Someone who is hoping to start a business needs more than just a great idea. They also need the right protections. Starting a formal business is crucial for both the public perception of the business as a professional one and the protection of an entrepreneur’s interests.
Those starting companies have a variety of options available, from an S corporation to a sole proprietorship. There are limited liability companies (LLCs) and multiple different types of partnerships, as well as non-profit corporations. Taking the following steps can help a new business owner to choose the best formation option for their vision when starting a new company.
Evaluating the company’s five-year plan
Although it is possible to change a business’s type after the company grows, having the right business type from the earliest days of operations is usually the best option. The ease of initial startup should not be the only consideration. People must think about how much risk there will be and how big they hope the company will grow when deciding the right business type to form.
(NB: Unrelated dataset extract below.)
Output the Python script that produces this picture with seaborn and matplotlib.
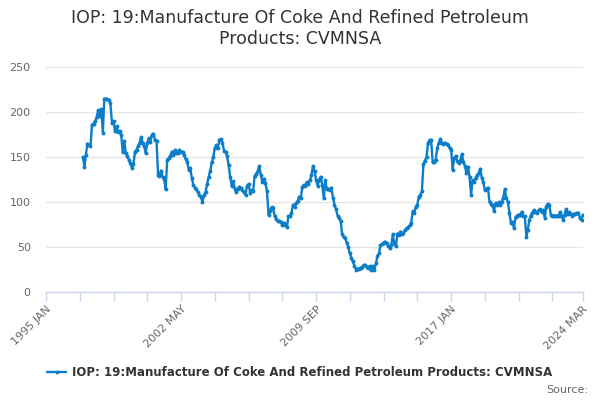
import matplotlib
matplotlib.use('Agg')
import matplotlib.pyplot as plt
import pandas as pd
import seaborn as sns

# monthly values, Jan 1997 .. Mar 2024
values_1997_2002 = [150, 139, 152, 165, 163, 162, 186, 187, 190, 194,
                    202, 196, 203, 177, 214, 215, 214, 213, 210, 188,
                    190, 179, 184, 178, 179, 175, 156, 168, 155, 151,
                    147, 143, 138, 142, 156, 158, 162, 166, 172, 166,
                    162, 154, 166, 171, 167, 175, 176, 169, 168, 130,
                    129, 135, 128, 126, 114, 147, 149, 151, 156, 152,
                    158, 154, 155, 158]
values_2002_2007 = [156, 156, 152, 148, 145, 136, 138, 127, 119, 116,
                    114, 111, 108, 106, 100, 108, 111, 120, 128, 134,
                    144, 150, 160, 163, 160, 169, 170, 166, 157, 156,
                    151, 141, 128, 118, 123, 115, 111, 115, 117, 116,
                    113, 111, 108, 118, 120, 110, 113, 112, 129, 131,
                    134, 140, 130, 122, 126, 121, 112, 86, 90, 94,
                    93, 85, 81, 79]
values_2007_2013 = [79, 78, 75, 77, 75, 72, 84, 84, 88, 97,
                    95, 99, 101, 106, 104, 117, 119, 118, 122, 120,
                    124, 130, 140, 134, 125, 118, 125, 128, 119, 104,
                    124, 115, 115, 113, 116, 105, 97, 92, 85, 82,
                    79, 64, 61, 60, 55, 50, 43, 38, 34, 29,
                    25, 26, 26, 27, 28, 30, 30, 28, 27, 29,
                    25, 29, 24, 32, 40, 43]
values_2013_2018 = [52, 53, 55, 56, 54, 51, 49, 52, 64, 54,
                    51, 65, 63, 67, 65, 66, 69, 71, 72, 74,
                    77, 90, 88, 95, 97, 106, 108, 112, 142, 146,
                    150, 166, 169, 169, 144, 145, 147, 160, 166, 170,
                    166, 164, 166, 164, 163, 160, 158, 136, 149, 151,
                    146, 143, 146, 153, 145, 140, 132, 139, 128, 108,
                    124, 122, 127, 130, 132]
values_2018_2024 = [137, 127, 122, 113, 114, 116, 100, 98, 97, 90,
                    99, 97, 100, 97, 100, 105, 114, 104, 100, 88,
                    77, 78, 71, 83, 85, 86, 86, 89, 84, 84,
                    61, 69, 80, 85, 88, 91, 89, 88, 91, 92,
                    89, 91, 82, 95, 98, 97, 86, 85, 85, 85,
                    85, 84, 89, 85, 80, 86, 92, 87, 89, 87,
                    85, 87, 87, 88, 88, 82, 80, 86]

values = (values_1997_2002 + values_2002_2007 + values_2007_2013
          + values_2013_2018 + values_2018_2024)
dates = pd.date_range('1997-01-01', periods=len(values), freq='MS')

series_name = 'IOP: 19:Manufacture Of Coke And Refined Petroleum Products: CVMNSA'
title = 'IOP: 19:Manufacture Of Coke And Refined Petroleum\nProducts: CVMNSA'

tick_dates = list(pd.date_range('1995-01-01', periods=16, freq='22MS')) + [pd.Timestamp('2024-03-01')]
tick_labels = ['1995 JAN', '', '', '', '2002 MAY', '', '', '', '2009 SEP',
               '', '', '', '2017 JAN', '', '', '', '2024 MAR']

df = pd.DataFrame({'date': dates, 'value': values})

sns.set_style('white')
plt.rcParams['font.family'] = ['DejaVu Sans']

fig = plt.figure(figsize=(6, 4), dpi=100)
ax = fig.add_axes([0.0767, 0.27, 0.895, 0.5625])

sns.lineplot(data=df, x='date', y='value', ax=ax, color='#0b7dc9',
             linewidth=1.7, marker='o', markersize=2.8,
             markeredgewidth=0, label=series_name)

ax.set_ylim(0, 250)
ax.set_yticks([0, 50, 100, 150, 200, 250])
ax.set_xlim(pd.Timestamp('1995-01-01'), pd.Timestamp('2024-03-01'))
ax.set_xticks(tick_dates)
ax.set_xticklabels(tick_labels, rotation=45, ha='right', rotation_mode='anchor')

ax.grid(axis='y', color='#e6e6e6', linewidth=1)
ax.set_axisbelow(True)
for side in ['top', 'right', 'left']:
    ax.spines[side].set_visible(False)
ax.spines['bottom'].set_color('#ccd6eb')
ax.spines['bottom'].set_linewidth(1)

ax.tick_params(axis='y', length=0, pad=11, labelsize=8, labelcolor='#666666')
ax.tick_params(axis='x', length=6.5, width=1, color='#ccd6eb', pad=2,
               labelsize=8, labelcolor='#666666', bottom=True)
ax.set_xlabel('')
ax.set_ylabel('')

fig.text(0.5, 0.978, title, ha='center', va='top', fontsize=12.5,
         color='#333333', linespacing=1.2)

ax.legend_.remove()
handles, labels = ax.get_legend_handles_labels()
leg = fig.legend(handles, labels, loc='center', bbox_to_anchor=(0.5, 0.068),
                 frameon=False, handlelength=1.6, handletextpad=0.5,
                 prop={'size': 8.5, 'weight': 'bold'})
for t in leg.get_texts():
    t.set_color('#333333')

fig.text(0.98, 0.025, 'Source:', ha='right', va='center', fontsize=8,
         color='#666666')

fig.savefig('out.png', dpi=100)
Thinking about their funding
Different types of businesses are better depending on the startup capital someone hopes to obtain. Whether an individual wants a business loan from a bank or to offer stock to bring in shareholders to invest in the company, the type of business will influence what sorts of financial support and entrepreneur can obtain. The more outside capital someone requires, the more likely it is that they will need a more complex business form than a simple sole proprietorship.
Assessing end goals for the company
Does an entrepreneur hope to resell their business interest to a larger company after achieving certain goals? Do they intend to continue running the company as a professional practice until they retire? Will they pass it to their children, or will a partner take over when they want to retire?
Someone’s long-term goal for the company, whether it is selling the business or passing it to the next generation of their family, will influence the right structure to utilize during the startup phase. The type of entity a business chooses can affect everything from the entrepreneur’s liability to the tax obligations for both the owner and the business.
Choosing the right business type can prove to be of the utmost importance for protecting an entrepreneur’s interests and maximizing the potential of investments made in the business.